I wasn’t raised Catholic so, until recently, I was not aware that the dominant opinion of the modern Church has been that unbaptized babies, due to the sin that they inherited from man’s fall in the Garden of Eden, go to limbo (In fairness, limbo is envisioned as a place where the unbaptized babies are believed to be completely happy while spending eternity separated from God. For me, this is problematic since, as I explained, I don’t understand how anyone can be completely happy while being eternally separated from God). Although the idea of limbo never became an official Church teaching, it resulted in many unbaptized Catholic infants being denied a mass of Christian burial and being barred from burial in consecrated ground. In fact, there are still people who fervently believe that baptism is so essential to salvation that little ones who die before baptism will never be able to see God. Fortunately for me, the whole time that I have been Catholic the Church has welcomed unbaptized babies into their cemeteries and allowed them to have a special burial mass that entrusts them into the arms of God. More importantly, the Church proclaims that there are “serious theological and liturgical grounds to hope that infants who die will be saved and brought into eternal happiness, even if there is not an explicit teaching on this question found in Revelation…the Church respects the hierarchy of truths and therefore begins by clearly reaffirming the primacy of Christ and his grace, which has priority over Adam and sin” (International Theological Commission, 2007)
This teaching is more in line with my own hopes for my daughter which began to form when I was a protestant, pre-adolescent listening to The 2nd Chapter of Acts sing “Killing Thousands” (a song about abortion). At the time, I was becoming increasingly aware of the importance of accepting Jesus into our lives and so I asked my mother how aborted babies could go to Heaven even though they had not asked Jesus for salvation. She replied that, while the Bible does not say anything about what happens to unbaptized little ones, God made them, loves them, and died for them so we can trust that He would not condemn them to an eternity without Him, nor would He condemn himself to an eternity without them.
The problem for me is, that while I know that I should be satisfied by both the Church’s recent teachings on Baptism and my mother’s response to my question about salvation for unbaptized babies, my need for certainty often rears its ugly head.
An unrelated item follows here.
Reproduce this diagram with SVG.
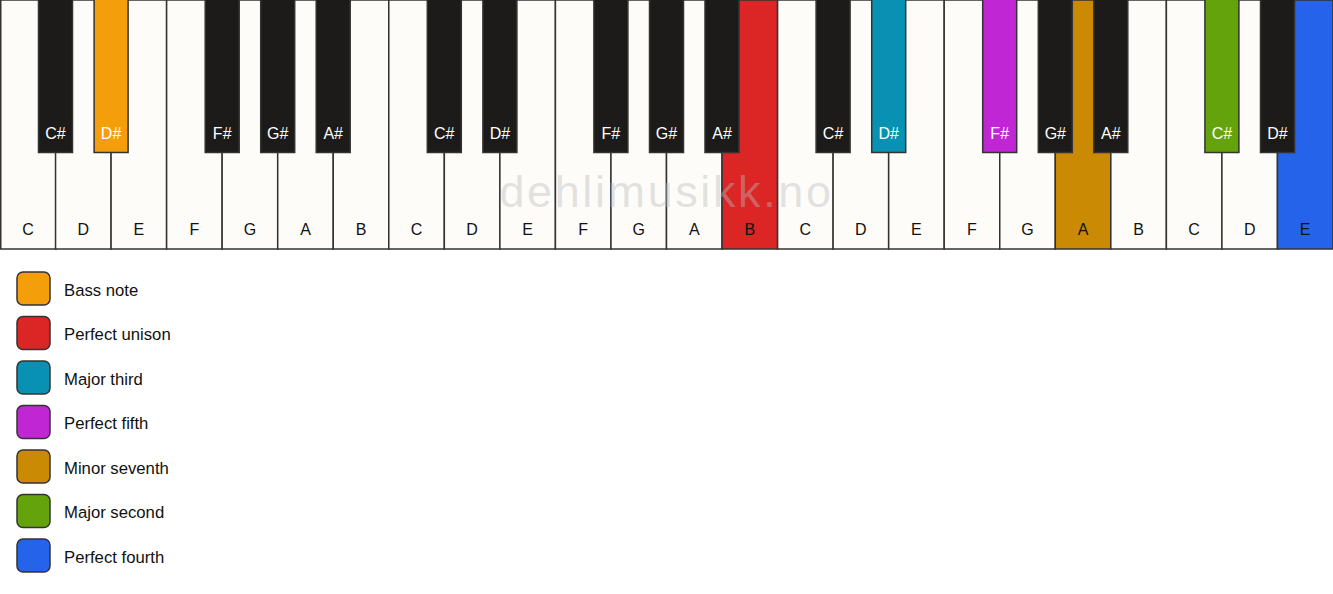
<svg xmlns="http://www.w3.org/2000/svg" width="1333" height="594" viewBox="0 0 1333 594">
<style>
.w{fill:#fdfcf9;stroke:#333;stroke-width:1.5}
.b{fill:#1c1b19;stroke:#333;stroke-width:1.5}
.wl{font-family:"Liberation Sans",Arial,sans-serif;font-size:16px;fill:#111;text-anchor:middle}
.bl{font-family:"Liberation Sans",Arial,sans-serif;font-size:16px;fill:#fff;text-anchor:middle}
.lg{stroke:#333;stroke-width:1.5}
.lt{font-family:"Liberation Sans",Arial,sans-serif;font-size:16.7px;fill:#111}
.wm{font-family:"Liberation Sans",Arial,sans-serif;font-size:45px;fill:#bbb;fill-opacity:0.42;text-anchor:middle;letter-spacing:2.6px}
</style>
<rect width="1333" height="594" fill="#ffffff"/>
<g id="white-keys">
<g id="w0"><rect class="w" x="0.75" y="0" width="55.54" height="249"/><text class="wl" x="28" y="235">C</text></g>
<g id="w1"><rect class="w" x="55.54" y="0" width="55.54" height="249"/><text class="wl" x="83.3" y="235">D</text></g>
<g id="w2"><rect class="w" x="111.08" y="0" width="55.54" height="249"/><text class="wl" x="138.9" y="235">E</text></g>
<g id="w3"><rect class="w" x="166.62" y="0" width="55.54" height="249"/><text class="wl" x="194.4" y="235">F</text></g>
<g id="w4"><rect class="w" x="222.17" y="0" width="55.54" height="249"/><text class="wl" x="249.9" y="235">G</text></g>
<g id="w5"><rect class="w" x="277.71" y="0" width="55.54" height="249"/><text class="wl" x="305.5" y="235">A</text></g>
<g id="w6"><rect class="w" x="333.25" y="0" width="55.54" height="249"/><text class="wl" x="361" y="235">B</text></g>
<g id="w7"><rect class="w" x="388.79" y="0" width="55.54" height="249"/><text class="wl" x="416.6" y="235">C</text></g>
<g id="w8"><rect class="w" x="444.33" y="0" width="55.54" height="249"/><text class="wl" x="472.1" y="235">D</text></g>
<g id="w9"><rect class="w" x="499.87" y="0" width="55.54" height="249"/><text class="wl" x="527.6" y="235">E</text></g>
<g id="w10"><rect class="w" x="555.42" y="0" width="55.54" height="249"/><text class="wl" x="583.2" y="235">F</text></g>
<g id="w11"><rect class="w" x="610.96" y="0" width="55.54" height="249"/><text class="wl" x="638.7" y="235">G</text></g>
<g id="w12"><rect class="w" x="666.5" y="0" width="55.54" height="249"/><text class="wl" x="694.3" y="235">A</text></g>
<g id="w13"><rect class="w" x="722.04" y="0" width="55.54" height="249" style="fill:#dc2626"/><text class="wl" x="749.8" y="235">B</text></g>
<g id="w14"><rect class="w" x="777.58" y="0" width="55.54" height="249"/><text class="wl" x="805.4" y="235">C</text></g>
<g id="w15"><rect class="w" x="833.12" y="0" width="55.54" height="249"/><text class="wl" x="860.9" y="235">D</text></g>
<g id="w16"><rect class="w" x="888.67" y="0" width="55.54" height="249"/><text class="wl" x="916.4" y="235">E</text></g>
<g id="w17"><rect class="w" x="944.21" y="0" width="55.54" height="249"/><text class="wl" x="972" y="235">F</text></g>
<g id="w18"><rect class="w" x="999.75" y="0" width="55.54" height="249"/><text class="wl" x="1027.5" y="235">G</text></g>
<g id="w19"><rect class="w" x="1055.29" y="0" width="55.54" height="249" style="fill:#ca8a04"/><text class="wl" x="1083.1" y="235">A</text></g>
<g id="w20"><rect class="w" x="1110.83" y="0" width="55.54" height="249"/><text class="wl" x="1138.6" y="235">B</text></g>
<g id="w21"><rect class="w" x="1166.37" y="0" width="55.54" height="249"/><text class="wl" x="1194.1" y="235">C</text></g>
<g id="w22"><rect class="w" x="1221.92" y="0" width="55.54" height="249"/><text class="wl" x="1249.7" y="235">D</text></g>
<g id="w23"><rect class="w" x="1277.46" y="0" width="55.54" height="249" style="fill:#2563eb"/><text class="wl" x="1305.2" y="235">E</text></g>
</g>
<g id="black-keys">
<g id="b1"><rect class="b" x="38.5" y="-2" width="34" height="154.5"/><text class="bl" x="55.5" y="138.5">C#</text></g>
<g id="b2"><rect class="b" x="94.1" y="-2" width="34" height="154.5" style="fill:#f59e0b"/><text class="bl" x="111.1" y="138.5">D#</text></g>
<g id="b4"><rect class="b" x="205.2" y="-2" width="34" height="154.5"/><text class="bl" x="222.2" y="138.5">F#</text></g>
<g id="b5"><rect class="b" x="260.7" y="-2" width="34" height="154.5"/><text class="bl" x="277.7" y="138.5">G#</text></g>
<g id="b6"><rect class="b" x="316.2" y="-2" width="34" height="154.5"/><text class="bl" x="333.2" y="138.5">A#</text></g>
<g id="b8"><rect class="b" x="427.3" y="-2" width="34" height="154.5"/><text class="bl" x="444.3" y="138.5">C#</text></g>
<g id="b9"><rect class="b" x="482.9" y="-2" width="34" height="154.5"/><text class="bl" x="499.9" y="138.5">D#</text></g>
<g id="b11"><rect class="b" x="593.9" y="-2" width="34" height="154.5"/><text class="bl" x="610.9" y="138.5">F#</text></g>
<g id="b12"><rect class="b" x="649.5" y="-2" width="34" height="154.5"/><text class="bl" x="666.5" y="138.5">G#</text></g>
<g id="b13"><rect class="b" x="705" y="-2" width="34" height="154.5"/><text class="bl" x="722" y="138.5">A#</text></g>
<g id="b15"><rect class="b" x="816.1" y="-2" width="34" height="154.5"/><text class="bl" x="833.1" y="138.5">C#</text></g>
<g id="b16"><rect class="b" x="871.7" y="-2" width="34" height="154.5" style="fill:#0891b2"/><text class="bl" x="888.7" y="138.5">D#</text></g>
<g id="b18"><rect class="b" x="982.7" y="-2" width="34" height="154.5" style="fill:#c026d3"/><text class="bl" x="999.7" y="138.5">F#</text></g>
<g id="b19"><rect class="b" x="1038.3" y="-2" width="34" height="154.5"/><text class="bl" x="1055.3" y="138.5">G#</text></g>
<g id="b20"><rect class="b" x="1093.8" y="-2" width="34" height="154.5"/><text class="bl" x="1110.8" y="138.5">A#</text></g>
<g id="b22"><rect class="b" x="1204.9" y="-2" width="34" height="154.5" style="fill:#65a30d"/><text class="bl" x="1221.9" y="138.5">C#</text></g>
<g id="b23"><rect class="b" x="1260.5" y="-2" width="34" height="154.5"/><text class="bl" x="1277.5" y="138.5">D#</text></g>
</g>
<text id="watermark" class="wm" x="666.5" y="207">dehlimusikk.no</text>
<g id="legend">
<g id="lg1"><rect class="lg" x="17" y="272" width="33" height="33" rx="6" fill="#f59e0b"/><text class="lt" x="64" y="295.5">Bass note</text></g>
<g id="lg2"><rect class="lg" x="17" y="316.5" width="33" height="33" rx="6" fill="#dc2626"/><text class="lt" x="64" y="340">Perfect unison</text></g>
<g id="lg3"><rect class="lg" x="17" y="361" width="33" height="33" rx="6" fill="#0891b2"/><text class="lt" x="64" y="384.5">Major third</text></g>
<g id="lg4"><rect class="lg" x="17" y="405.5" width="33" height="33" rx="6" fill="#c026d3"/><text class="lt" x="64" y="429">Perfect fifth</text></g>
<g id="lg5"><rect class="lg" x="17" y="450" width="33" height="33" rx="6" fill="#ca8a04"/><text class="lt" x="64" y="473.5">Minor seventh</text></g>
<g id="lg6"><rect class="lg" x="17" y="494.5" width="33" height="33" rx="6" fill="#65a30d"/><text class="lt" x="64" y="518">Major second</text></g>
<g id="lg7"><rect class="lg" x="17" y="539" width="33" height="33" rx="6" fill="#2563eb"/><text class="lt" x="64" y="562.5">Perfect fourth</text></g>
</g>
</svg>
It drives me crazy that we don’t have a Bible verse that specifically says, “an unbaptized infant, who died at the time that God chose and is deeply loved by God, will be welcomed into Heaven and bask in the presence of God.”
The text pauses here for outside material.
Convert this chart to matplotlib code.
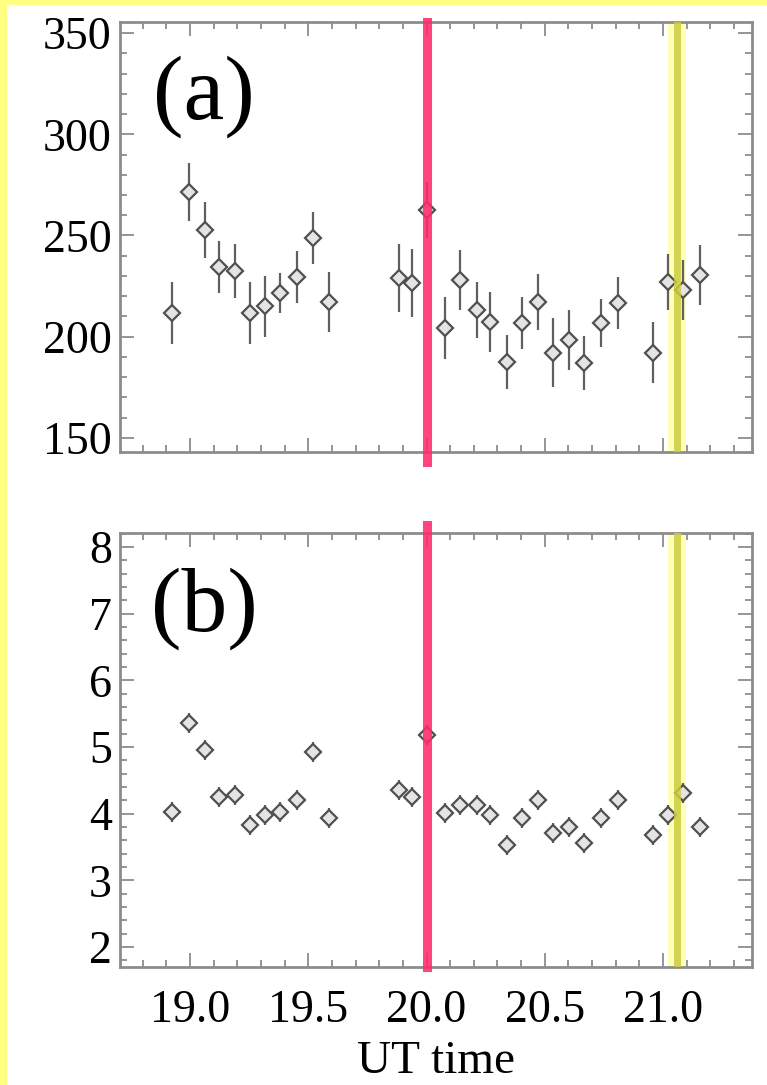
import matplotlib.pyplot as plt
from matplotlib.ticker import MultipleLocator, FixedLocator
from matplotlib.patches import Rectangle

plt.rcParams['font.family'] = ['Liberation Serif', 'DejaVu Serif']

# UT time of each measurement (hours)
ut = [18.924, 18.996, 19.063, 19.122, 19.190, 19.253, 19.316, 19.380, 19.451, 19.519,
      19.586, 19.882, 19.937, 20.000, 20.076, 20.143, 20.215, 20.270, 20.342, 20.405,
      20.472, 20.536, 20.603, 20.667, 20.738, 20.810, 20.958, 21.021, 21.084, 21.156]

# panel (a)
val_a = [211.7, 271.5, 252.7, 234.5, 232.5, 211.7, 215.0, 221.6, 229.5, 248.8,
         217.2, 229.0, 226.5, 262.6, 204.3, 228.0, 213.2, 207.3, 187.5, 206.8,
         217.2, 192.0, 198.4, 187.0, 206.8, 216.7, 192.0, 227.0, 223.1, 230.5]
err_a = [15.5, 14.5, 14.0, 13.0, 13.5, 15.5, 15.0, 10.0, 13.0, 13.0,
         15.0, 17.0, 17.0, 14.0, 15.5, 15.0, 14.0, 15.0, 13.5, 13.0,
         14.0, 17.0, 15.0, 13.5, 12.0, 13.0, 15.0, 14.0, 15.0, 15.0]

# panel (b)
val_b = [4.03, 5.36, 4.96, 4.25, 4.28, 3.83, 3.98, 4.03, 4.21, 4.93,
         3.94, 4.36, 4.25, 5.18, 4.01, 4.13, 4.13, 3.98, 3.53, 3.94,
         4.21, 3.71, 3.80, 3.56, 3.94, 4.21, 3.68, 3.98, 4.31, 3.80]
err_b = [0.15, 0.15, 0.15, 0.15, 0.15, 0.15, 0.15, 0.15, 0.15, 0.15,
         0.15, 0.15, 0.15, 0.15, 0.15, 0.15, 0.15, 0.15, 0.15, 0.15,
         0.15, 0.15, 0.15, 0.15, 0.15, 0.15, 0.15, 0.15, 0.15, 0.15]

red_time = 20.0
yellow_time = 21.059

xticks = [19.0, 19.5, 20.0, 20.5, 21.0]
xtick_labels = ['19.0', '19.5', '20.0', '20.5', '21.0']
yticks_a = [150, 200, 250, 300, 350]
yticks_b = [2, 3, 4, 5, 6, 7, 8]

W, H = 767, 1085
fig = plt.figure(figsize=(W / 100, H / 100), dpi=100)
fig.patch.set_facecolor('#ffff80')
# white area inside the yellow frame (frame only on left and top)
fig.patches.append(Rectangle((7 / W, 0), 1, 1 - 5 / H, transform=fig.transFigure,
                             facecolor='white', edgecolor='none', zorder=-10))

ax_a = fig.add_axes([120 / W, 1 - 452 / H, 632 / W, 430 / H])
ax_b = fig.add_axes([120 / W, 1 - 967 / H, 632 / W, 434 / H])

grey = '#8c8c8c'
# red line runs a little past the axes on the side facing the gap
panels = [(ax_a, val_a, err_a, (143.0, 355.5), yticks_a, 10, '(a)', (-0.023, 1.0)),
          (ax_b, val_b, err_b, (1.70, 8.21), yticks_b, 0.2, '(b)', (0.0, 1.018))]

for ax, vals, errs, ylim, yt, yminor, tag, red_span in panels:
    ax.set_facecolor('none')
    ax.errorbar(ut, vals, yerr=errs, fmt='D', ms=8, mfc='#e4e4e4', mec='#505050',
                mew=1.6, ecolor='#606060', elinewidth=1.6, capsize=0, zorder=3)
    # event markers
    ax.axvline(red_time, ymin=red_span[0], ymax=red_span[1], color='#ff2a6c', lw=6.5,
               alpha=0.88, zorder=4, clip_on=False)
    ax.axvspan(yellow_time - 0.04, yellow_time + 0.04, color='#ffff99', alpha=0.7,
               lw=0, zorder=2)
    ax.axvline(yellow_time, color='#cccc40', lw=5, alpha=0.85, zorder=4)

    ax.set_xlim(18.704, 21.376)
    ax.set_ylim(*ylim)
    ax.set_xticks(xticks)
    ax.xaxis.set_minor_locator(MultipleLocator(0.1))
    ax.yaxis.set_major_locator(FixedLocator(yt))
    ax.yaxis.set_minor_locator(MultipleLocator(yminor))
    ax.tick_params(which='both', direction='in', top=True, right=True, color=grey,
                   width=1.3, labelsize=33)
    ax.tick_params(which='major', length=10)
    ax.tick_params(which='minor', length=5)
    ax.tick_params(axis='y', pad=6)
    for sp in ax.spines.values():
        sp.set_color(grey)
        sp.set_linewidth(2)
    ax.text(0.133, 0.826, tag, transform=ax.transAxes, fontsize=66,
            ha='center', va='center')

ax_a.set_xticklabels([])
ax_b.set_xticklabels(xtick_labels)
ax_b.tick_params(axis='x', pad=16)
ax_b.set_xlabel('UT time', fontsize=34, labelpad=6)

fig.savefig('out.png', dpi=100)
Without any such revelation, my “by-the-book” personality makes me want to be able to say, I baptized Noemi, so she is in Heaven. I so easily fall into the trap of thinking that if I can’t have a direct guarantee from God, then the next best thing is having an “if I do this, then God will do this” kind of formula to follow. However, this is a dangerous preference, for two reasons. First, if God always responded in a quid pro quo way, there would be no room for grace and where would any of us be without grace? Second, what I am desiring is absolutely not my faith – in fact, it is the antithesis of it. My faith is based on the fact that “Grace is totally free, because it is always a pure gift of God.” (International Theological Commission, 2007) I am saved because Jesus chose to save me, not because of anything that I did or did not do. Yes, He calls me to participate in my salvation through things that I do, but my salvation comes only from Him. This is also true for my children: their salvation is from Christ, not from anything that they do or do not do.
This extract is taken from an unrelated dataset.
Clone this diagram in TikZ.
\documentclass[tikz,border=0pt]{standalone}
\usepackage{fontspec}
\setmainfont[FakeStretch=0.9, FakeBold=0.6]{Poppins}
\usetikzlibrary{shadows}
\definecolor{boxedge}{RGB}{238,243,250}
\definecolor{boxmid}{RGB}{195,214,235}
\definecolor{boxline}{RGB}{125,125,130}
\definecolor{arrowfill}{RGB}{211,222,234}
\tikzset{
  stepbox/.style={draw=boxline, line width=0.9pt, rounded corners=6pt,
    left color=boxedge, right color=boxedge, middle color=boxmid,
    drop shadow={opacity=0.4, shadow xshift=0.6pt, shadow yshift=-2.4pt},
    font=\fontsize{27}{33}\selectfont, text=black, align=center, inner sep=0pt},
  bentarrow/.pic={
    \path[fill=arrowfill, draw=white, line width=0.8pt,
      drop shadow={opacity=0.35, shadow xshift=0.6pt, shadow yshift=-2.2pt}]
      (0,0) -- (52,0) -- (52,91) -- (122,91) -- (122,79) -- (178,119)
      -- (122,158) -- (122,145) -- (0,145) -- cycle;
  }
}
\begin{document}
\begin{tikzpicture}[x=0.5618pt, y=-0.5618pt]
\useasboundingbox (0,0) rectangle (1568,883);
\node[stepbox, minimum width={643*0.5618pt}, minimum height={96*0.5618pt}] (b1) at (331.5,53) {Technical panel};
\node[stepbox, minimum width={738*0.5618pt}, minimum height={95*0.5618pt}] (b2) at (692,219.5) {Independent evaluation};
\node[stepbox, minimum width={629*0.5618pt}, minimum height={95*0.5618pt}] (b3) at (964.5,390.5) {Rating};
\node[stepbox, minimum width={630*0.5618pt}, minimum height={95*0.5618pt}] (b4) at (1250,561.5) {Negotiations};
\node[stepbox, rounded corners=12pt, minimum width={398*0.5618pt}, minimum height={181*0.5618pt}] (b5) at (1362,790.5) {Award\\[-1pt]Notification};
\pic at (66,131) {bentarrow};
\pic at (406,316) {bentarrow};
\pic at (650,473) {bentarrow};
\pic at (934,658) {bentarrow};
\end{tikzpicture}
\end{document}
So when I think about Noemi’s salvation, it is no different from my own, nor is it different from my hope that my living daughter will be saved. Instead, my hope for all of our salvation rests on faith in the death and resurrection of Christ. It depends on the mercy of a gracious and forgiving God who created us and who loves us – a God who wants us to be with Him so much that He would sacrifice His own child to make that happen. My faith is full of “confidence that what we hope for will actually happen” (Hebrews 11:1), because of who God has revealed himself to be throughout time and Scripture, not because of anything that we do or do not do. My own salvation may be “by-the-book,” but it is no less dependent on the will and mercy of God than Noemi’s salvation that could not be “by-the-book.”
We believe in a loving and merciful God. We believe in an all-powerful God who is not bound by our understanding of things. We believe in a God who sacrificed His own son for the salvation of his created ones. It is belief in this God alone that offers us hope for our salvation and for the salvation of the little ones who died before baptism. We can be grateful that our own lives offer us the opportunity to respond to and to accept that salvation through the rituals that have been given to us, but we should also remember that the rituals, while incredibly important and powerful, are gifts for us, not gatekeepers to Heaven. We should never forget that God can work however He chooses, even if it is not at all “by-the-book.”